* Source data *
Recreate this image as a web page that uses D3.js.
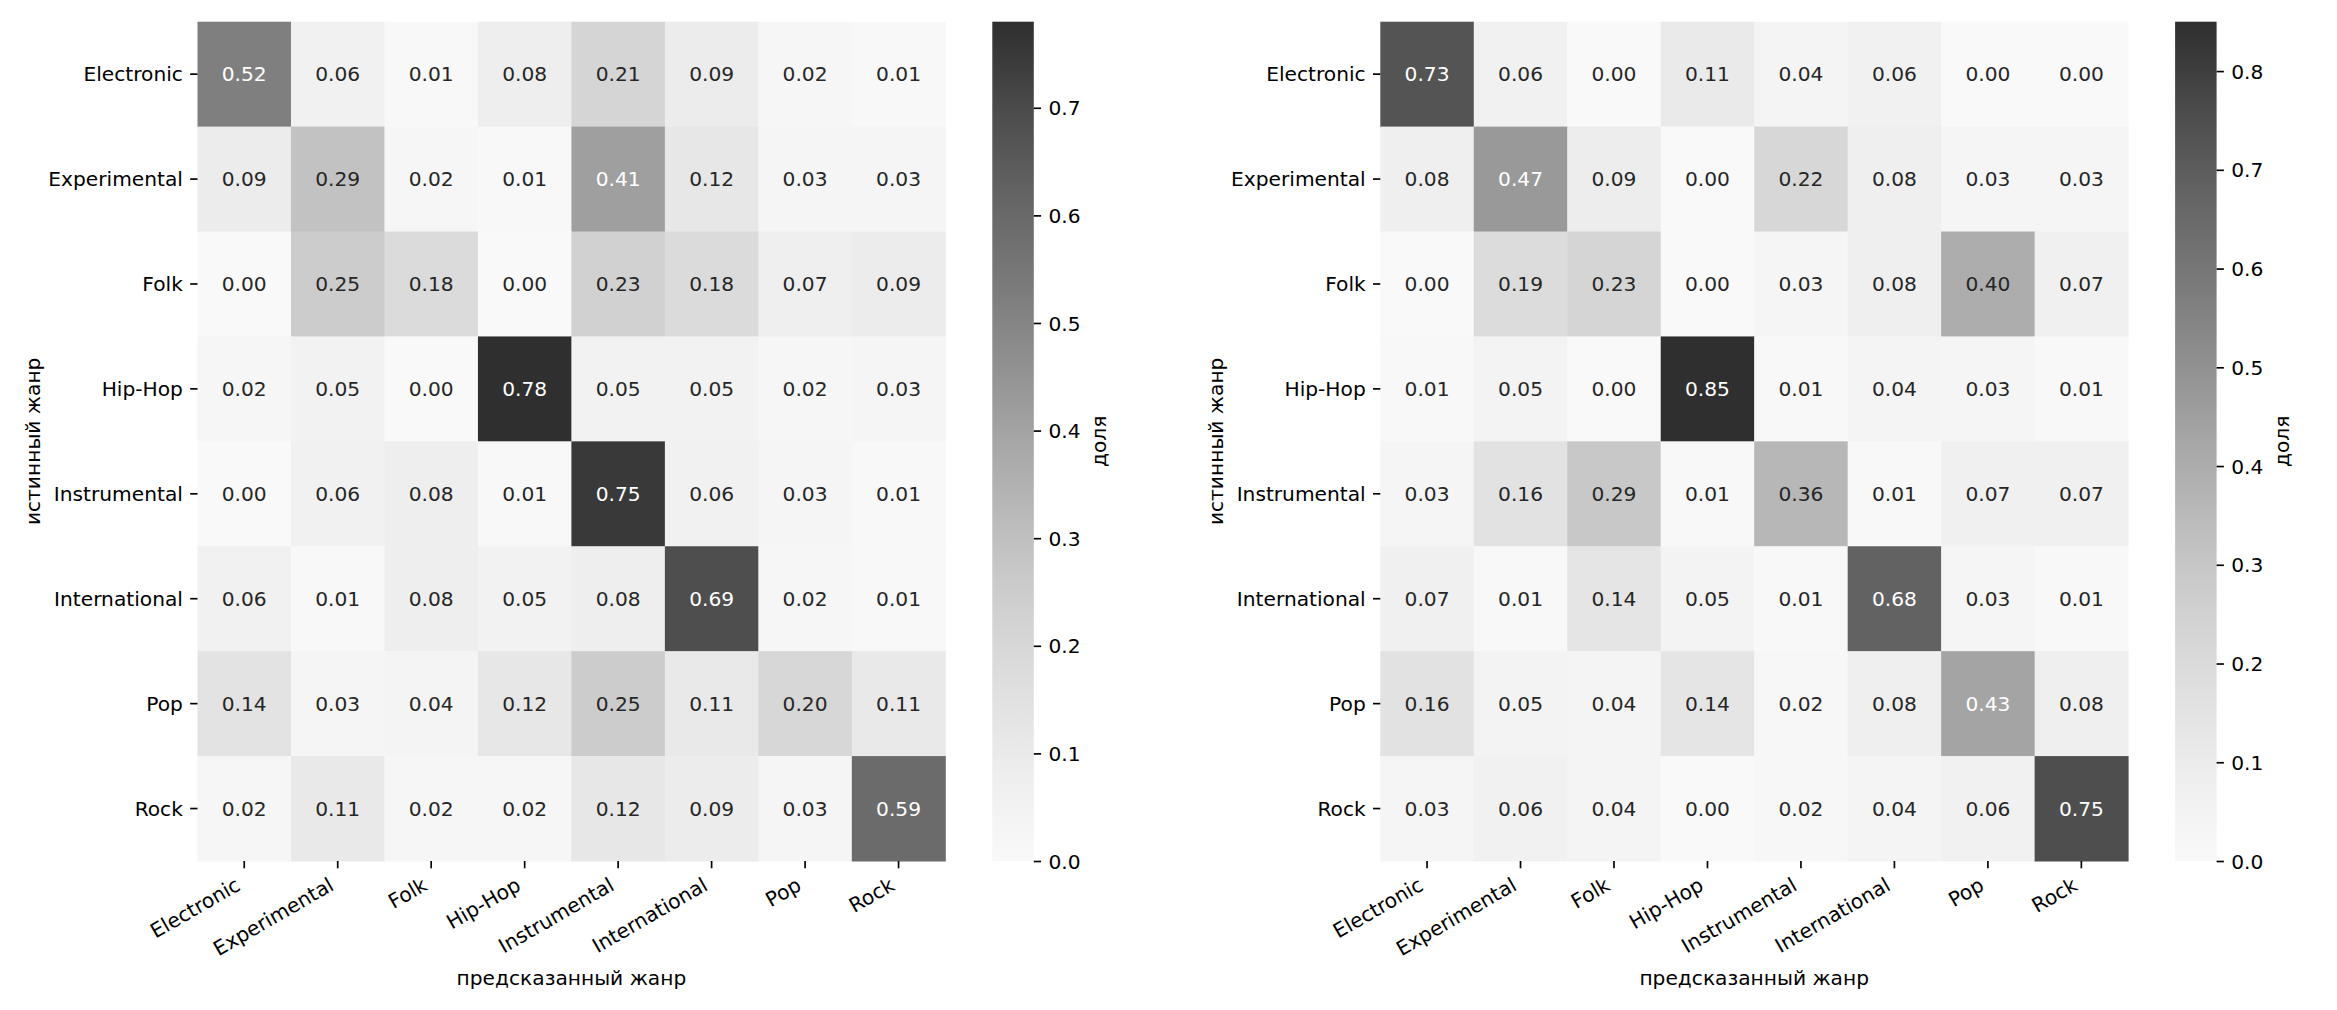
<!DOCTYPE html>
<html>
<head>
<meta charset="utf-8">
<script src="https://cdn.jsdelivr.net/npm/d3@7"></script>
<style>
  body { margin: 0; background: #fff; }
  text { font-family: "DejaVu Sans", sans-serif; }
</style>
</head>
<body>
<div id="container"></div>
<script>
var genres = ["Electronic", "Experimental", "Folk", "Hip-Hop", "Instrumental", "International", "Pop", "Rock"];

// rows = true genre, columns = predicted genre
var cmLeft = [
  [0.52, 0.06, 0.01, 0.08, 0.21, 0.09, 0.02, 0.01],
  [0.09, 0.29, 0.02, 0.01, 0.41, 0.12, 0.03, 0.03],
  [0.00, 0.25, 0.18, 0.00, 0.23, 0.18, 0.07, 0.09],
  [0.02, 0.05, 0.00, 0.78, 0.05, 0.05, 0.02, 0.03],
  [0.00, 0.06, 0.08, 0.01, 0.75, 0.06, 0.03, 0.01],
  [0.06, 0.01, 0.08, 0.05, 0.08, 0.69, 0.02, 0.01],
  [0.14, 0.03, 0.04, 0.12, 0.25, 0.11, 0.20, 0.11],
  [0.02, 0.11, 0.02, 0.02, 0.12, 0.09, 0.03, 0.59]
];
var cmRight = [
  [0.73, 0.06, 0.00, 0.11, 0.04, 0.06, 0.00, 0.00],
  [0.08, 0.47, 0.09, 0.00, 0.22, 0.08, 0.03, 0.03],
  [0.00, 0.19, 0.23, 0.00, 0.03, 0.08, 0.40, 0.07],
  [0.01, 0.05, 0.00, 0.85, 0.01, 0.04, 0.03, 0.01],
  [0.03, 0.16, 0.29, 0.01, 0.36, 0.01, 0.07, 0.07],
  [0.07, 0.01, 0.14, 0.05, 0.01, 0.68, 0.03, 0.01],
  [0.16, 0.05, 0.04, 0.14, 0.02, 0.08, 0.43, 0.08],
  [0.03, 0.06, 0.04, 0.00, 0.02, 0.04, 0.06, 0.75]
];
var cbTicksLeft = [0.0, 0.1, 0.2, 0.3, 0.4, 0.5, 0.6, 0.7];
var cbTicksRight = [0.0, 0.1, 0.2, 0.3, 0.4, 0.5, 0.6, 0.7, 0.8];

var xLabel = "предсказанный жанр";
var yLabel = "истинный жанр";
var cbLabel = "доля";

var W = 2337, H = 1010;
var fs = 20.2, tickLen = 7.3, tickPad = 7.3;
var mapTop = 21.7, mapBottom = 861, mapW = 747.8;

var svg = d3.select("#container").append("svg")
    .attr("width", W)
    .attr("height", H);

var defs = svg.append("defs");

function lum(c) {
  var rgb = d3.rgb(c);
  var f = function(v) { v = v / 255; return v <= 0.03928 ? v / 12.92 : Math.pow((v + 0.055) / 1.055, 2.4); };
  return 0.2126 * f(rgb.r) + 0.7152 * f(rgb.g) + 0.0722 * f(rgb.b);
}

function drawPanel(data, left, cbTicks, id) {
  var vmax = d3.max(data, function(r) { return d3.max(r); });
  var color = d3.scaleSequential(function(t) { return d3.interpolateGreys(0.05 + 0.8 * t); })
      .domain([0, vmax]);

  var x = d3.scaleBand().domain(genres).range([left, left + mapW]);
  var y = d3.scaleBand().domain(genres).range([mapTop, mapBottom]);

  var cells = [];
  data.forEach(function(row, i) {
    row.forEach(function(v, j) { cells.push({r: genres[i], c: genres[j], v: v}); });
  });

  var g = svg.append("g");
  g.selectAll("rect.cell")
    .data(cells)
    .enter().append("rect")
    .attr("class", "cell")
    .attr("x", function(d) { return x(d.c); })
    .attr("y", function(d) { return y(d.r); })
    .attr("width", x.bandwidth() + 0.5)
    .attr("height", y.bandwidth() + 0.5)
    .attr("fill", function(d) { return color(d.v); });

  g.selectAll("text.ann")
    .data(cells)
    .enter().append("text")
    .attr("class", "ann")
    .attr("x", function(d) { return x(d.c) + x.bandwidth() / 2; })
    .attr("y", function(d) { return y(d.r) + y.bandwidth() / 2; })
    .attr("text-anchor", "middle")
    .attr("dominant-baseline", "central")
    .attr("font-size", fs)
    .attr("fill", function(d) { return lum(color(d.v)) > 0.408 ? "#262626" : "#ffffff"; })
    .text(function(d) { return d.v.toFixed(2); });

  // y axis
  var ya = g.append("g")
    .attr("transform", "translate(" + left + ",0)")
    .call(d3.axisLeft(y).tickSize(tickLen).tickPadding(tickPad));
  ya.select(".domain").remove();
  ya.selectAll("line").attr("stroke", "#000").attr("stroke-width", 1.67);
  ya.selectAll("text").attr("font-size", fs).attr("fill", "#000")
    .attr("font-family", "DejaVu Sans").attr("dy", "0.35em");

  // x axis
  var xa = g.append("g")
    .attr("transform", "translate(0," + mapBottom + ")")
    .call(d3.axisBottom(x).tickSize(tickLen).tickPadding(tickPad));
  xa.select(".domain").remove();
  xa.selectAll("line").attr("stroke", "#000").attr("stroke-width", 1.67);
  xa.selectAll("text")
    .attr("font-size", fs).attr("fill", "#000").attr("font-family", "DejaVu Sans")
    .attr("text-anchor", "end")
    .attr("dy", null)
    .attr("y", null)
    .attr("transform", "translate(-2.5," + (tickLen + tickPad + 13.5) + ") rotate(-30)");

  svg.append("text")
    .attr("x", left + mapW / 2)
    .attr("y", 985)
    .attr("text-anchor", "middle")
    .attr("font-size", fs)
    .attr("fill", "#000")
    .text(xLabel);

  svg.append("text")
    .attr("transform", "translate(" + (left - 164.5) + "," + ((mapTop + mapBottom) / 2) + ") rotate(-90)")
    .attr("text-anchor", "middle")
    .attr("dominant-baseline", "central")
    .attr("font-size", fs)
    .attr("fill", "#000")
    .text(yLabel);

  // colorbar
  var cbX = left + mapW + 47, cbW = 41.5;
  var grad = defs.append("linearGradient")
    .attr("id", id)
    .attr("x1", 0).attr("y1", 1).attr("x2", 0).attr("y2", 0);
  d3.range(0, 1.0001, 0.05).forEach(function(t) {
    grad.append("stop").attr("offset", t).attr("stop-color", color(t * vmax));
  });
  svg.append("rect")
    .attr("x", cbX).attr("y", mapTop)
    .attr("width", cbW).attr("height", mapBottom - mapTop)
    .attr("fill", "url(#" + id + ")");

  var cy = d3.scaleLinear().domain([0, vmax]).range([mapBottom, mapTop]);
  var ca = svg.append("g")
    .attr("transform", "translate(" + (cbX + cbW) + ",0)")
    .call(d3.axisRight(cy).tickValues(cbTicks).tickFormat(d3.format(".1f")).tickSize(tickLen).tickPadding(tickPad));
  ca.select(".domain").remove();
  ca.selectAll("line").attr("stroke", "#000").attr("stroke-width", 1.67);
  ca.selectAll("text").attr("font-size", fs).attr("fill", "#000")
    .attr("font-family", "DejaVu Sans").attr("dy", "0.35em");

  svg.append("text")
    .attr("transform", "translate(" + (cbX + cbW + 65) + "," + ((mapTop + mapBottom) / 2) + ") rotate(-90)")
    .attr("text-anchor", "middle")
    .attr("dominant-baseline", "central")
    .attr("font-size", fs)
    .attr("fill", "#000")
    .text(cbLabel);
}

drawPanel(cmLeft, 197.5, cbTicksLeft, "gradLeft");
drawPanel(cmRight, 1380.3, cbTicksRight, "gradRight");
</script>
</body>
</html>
--
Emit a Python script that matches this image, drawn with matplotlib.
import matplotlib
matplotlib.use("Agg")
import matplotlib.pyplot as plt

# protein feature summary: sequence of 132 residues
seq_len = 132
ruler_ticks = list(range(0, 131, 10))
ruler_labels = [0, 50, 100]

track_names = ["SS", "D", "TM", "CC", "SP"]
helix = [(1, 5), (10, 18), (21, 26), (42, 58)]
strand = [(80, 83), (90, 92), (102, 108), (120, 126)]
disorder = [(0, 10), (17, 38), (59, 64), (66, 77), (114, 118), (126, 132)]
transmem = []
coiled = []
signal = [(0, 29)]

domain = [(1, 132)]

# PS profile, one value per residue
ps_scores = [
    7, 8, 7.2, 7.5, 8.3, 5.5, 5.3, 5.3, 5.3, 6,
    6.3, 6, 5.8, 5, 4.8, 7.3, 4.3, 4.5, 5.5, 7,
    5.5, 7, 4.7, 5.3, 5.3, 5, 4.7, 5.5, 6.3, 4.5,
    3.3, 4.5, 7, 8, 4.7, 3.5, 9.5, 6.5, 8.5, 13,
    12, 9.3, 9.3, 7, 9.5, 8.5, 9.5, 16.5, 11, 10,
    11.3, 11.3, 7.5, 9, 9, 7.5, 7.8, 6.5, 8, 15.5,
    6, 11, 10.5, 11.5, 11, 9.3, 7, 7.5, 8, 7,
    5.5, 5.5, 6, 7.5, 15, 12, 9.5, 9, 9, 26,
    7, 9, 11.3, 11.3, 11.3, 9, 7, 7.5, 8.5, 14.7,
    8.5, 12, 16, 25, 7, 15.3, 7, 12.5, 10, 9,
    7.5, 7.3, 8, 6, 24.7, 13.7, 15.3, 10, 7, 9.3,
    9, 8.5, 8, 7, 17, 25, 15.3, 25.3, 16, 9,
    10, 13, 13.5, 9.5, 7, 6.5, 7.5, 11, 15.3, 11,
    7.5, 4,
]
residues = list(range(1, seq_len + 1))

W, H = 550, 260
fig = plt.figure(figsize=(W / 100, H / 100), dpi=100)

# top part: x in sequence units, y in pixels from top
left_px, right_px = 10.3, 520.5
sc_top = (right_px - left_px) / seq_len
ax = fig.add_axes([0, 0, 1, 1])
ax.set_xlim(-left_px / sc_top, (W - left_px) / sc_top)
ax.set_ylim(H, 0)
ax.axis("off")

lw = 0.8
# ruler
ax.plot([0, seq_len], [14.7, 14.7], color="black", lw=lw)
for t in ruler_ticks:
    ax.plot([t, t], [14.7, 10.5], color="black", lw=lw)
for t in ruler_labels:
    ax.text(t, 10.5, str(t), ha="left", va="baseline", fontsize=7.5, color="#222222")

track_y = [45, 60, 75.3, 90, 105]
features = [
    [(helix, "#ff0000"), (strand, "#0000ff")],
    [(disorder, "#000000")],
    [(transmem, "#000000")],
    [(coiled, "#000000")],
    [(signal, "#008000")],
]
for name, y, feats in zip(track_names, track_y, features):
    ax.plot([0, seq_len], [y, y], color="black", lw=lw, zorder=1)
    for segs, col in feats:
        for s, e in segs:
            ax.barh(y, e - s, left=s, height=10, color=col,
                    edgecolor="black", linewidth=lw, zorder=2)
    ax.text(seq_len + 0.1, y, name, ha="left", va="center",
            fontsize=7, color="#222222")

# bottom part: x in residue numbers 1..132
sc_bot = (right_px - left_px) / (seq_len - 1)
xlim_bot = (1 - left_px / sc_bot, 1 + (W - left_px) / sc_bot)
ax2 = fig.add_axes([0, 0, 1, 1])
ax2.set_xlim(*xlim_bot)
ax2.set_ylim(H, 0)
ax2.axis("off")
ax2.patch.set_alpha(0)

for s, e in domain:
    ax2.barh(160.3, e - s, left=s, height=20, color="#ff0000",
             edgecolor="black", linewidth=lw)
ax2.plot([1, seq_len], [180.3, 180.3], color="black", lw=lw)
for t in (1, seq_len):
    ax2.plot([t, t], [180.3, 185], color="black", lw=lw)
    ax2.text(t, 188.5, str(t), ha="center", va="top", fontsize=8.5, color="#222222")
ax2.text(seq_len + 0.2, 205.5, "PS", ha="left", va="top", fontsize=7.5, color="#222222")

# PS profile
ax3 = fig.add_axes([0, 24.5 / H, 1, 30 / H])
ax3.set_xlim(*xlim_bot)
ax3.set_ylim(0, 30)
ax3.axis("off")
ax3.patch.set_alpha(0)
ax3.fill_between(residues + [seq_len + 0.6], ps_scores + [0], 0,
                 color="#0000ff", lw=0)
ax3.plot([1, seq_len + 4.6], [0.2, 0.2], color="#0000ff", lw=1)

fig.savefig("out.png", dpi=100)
---
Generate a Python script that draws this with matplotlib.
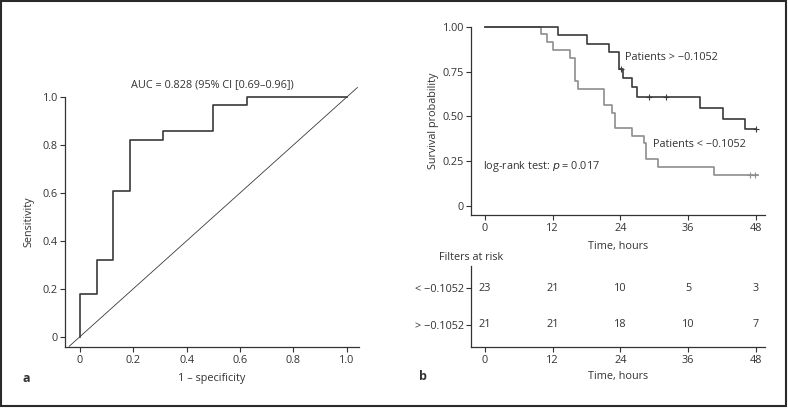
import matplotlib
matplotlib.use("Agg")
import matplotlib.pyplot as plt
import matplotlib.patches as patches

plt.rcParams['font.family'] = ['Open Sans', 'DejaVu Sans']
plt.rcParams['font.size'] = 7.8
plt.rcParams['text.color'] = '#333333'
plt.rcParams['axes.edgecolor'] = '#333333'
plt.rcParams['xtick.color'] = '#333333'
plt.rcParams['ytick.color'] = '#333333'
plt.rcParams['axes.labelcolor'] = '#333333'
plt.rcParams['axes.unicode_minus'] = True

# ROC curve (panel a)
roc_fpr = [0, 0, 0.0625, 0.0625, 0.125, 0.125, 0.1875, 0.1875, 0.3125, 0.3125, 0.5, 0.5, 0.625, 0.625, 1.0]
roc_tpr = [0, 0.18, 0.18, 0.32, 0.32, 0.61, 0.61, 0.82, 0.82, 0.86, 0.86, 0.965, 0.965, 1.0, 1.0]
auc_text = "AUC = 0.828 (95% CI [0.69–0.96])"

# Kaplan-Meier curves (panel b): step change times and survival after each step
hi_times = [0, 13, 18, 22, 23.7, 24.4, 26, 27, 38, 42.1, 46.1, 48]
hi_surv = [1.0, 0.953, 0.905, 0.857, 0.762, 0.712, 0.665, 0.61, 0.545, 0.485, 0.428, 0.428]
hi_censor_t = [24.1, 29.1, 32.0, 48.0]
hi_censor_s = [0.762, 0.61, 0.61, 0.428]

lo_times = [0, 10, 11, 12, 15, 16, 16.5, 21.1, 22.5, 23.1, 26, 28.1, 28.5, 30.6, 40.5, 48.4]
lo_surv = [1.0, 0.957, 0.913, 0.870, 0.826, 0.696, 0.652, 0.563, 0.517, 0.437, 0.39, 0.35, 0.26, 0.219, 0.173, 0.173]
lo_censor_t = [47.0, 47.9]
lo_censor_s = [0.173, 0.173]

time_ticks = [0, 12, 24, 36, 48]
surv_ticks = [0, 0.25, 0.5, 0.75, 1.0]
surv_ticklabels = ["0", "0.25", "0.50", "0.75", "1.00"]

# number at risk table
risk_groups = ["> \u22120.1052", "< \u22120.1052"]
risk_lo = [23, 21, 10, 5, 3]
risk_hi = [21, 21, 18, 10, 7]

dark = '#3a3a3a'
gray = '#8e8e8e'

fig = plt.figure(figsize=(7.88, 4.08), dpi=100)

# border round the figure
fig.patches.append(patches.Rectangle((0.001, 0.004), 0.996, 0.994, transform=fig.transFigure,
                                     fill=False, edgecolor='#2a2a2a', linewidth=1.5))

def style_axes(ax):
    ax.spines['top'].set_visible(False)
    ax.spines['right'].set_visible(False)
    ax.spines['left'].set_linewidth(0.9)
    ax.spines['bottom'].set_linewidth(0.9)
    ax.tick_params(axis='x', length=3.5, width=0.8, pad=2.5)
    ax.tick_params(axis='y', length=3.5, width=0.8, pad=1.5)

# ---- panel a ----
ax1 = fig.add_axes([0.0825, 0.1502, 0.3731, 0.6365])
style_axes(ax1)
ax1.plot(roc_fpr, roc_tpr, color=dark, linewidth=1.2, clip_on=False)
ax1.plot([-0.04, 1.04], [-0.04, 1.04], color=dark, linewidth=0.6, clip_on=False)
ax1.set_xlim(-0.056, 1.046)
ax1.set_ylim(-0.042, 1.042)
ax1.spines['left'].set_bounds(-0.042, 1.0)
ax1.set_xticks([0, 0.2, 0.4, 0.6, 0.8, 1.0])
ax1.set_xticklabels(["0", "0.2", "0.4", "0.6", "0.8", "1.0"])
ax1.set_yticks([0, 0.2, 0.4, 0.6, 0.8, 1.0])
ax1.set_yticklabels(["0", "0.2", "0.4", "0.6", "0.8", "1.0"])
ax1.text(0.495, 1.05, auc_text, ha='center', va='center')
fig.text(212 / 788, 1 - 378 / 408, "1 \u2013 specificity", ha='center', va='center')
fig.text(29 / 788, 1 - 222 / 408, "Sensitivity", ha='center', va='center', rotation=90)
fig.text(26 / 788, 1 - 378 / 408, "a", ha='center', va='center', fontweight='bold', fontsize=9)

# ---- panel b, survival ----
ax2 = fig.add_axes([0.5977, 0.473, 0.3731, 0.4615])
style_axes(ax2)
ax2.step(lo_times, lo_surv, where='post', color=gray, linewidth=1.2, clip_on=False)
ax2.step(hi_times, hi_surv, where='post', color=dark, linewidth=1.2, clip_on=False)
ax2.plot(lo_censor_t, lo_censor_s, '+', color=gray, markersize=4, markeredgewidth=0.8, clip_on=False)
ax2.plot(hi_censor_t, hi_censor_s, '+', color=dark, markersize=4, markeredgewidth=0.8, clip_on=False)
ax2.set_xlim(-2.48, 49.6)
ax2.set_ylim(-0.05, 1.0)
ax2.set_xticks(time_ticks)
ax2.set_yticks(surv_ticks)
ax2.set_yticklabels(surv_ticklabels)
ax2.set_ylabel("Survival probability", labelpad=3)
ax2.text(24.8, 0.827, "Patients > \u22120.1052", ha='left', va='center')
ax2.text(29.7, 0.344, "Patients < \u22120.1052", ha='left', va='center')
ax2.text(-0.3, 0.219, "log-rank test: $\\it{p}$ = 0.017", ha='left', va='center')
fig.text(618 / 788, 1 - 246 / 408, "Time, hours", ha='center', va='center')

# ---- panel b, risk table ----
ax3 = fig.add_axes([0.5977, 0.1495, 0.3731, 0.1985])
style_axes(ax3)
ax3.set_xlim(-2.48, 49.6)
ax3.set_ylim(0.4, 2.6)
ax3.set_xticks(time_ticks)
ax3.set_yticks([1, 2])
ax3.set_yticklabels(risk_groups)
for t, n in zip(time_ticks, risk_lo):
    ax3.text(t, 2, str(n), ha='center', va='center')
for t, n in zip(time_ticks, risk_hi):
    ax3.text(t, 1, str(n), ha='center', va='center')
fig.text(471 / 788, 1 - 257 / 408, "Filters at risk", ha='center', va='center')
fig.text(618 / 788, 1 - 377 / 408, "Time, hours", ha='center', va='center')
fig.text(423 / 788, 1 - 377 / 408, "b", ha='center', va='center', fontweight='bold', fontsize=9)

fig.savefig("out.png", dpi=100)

* Request *
Retype the section that opens with the line holding "Generate a Python" and closes with the line holding "plt.rcParams['axes.unicode_minus'] = True", exactly as it reads, without any pictures.

* Result of this task *
Generate a Python script that draws this with matplotlib.
import matplotlib
matplotlib.use("Agg")
import matplotlib.pyplot as plt
import matplotlib.patches as patches

plt.rcParams['font.family'] = ['Open Sans', 'DejaVu Sans']
plt.rcParams['font.size'] = 7.8
plt.rcParams['text.color'] = '#333333'
plt.rcParams['axes.edgecolor'] = '#333333'
plt.rcParams['xtick.color'] = '#333333'
plt.rcParams['ytick.color'] = '#333333'
plt.rcParams['axes.labelcolor'] = '#333333'
plt.rcParams['axes.unicode_minus'] = True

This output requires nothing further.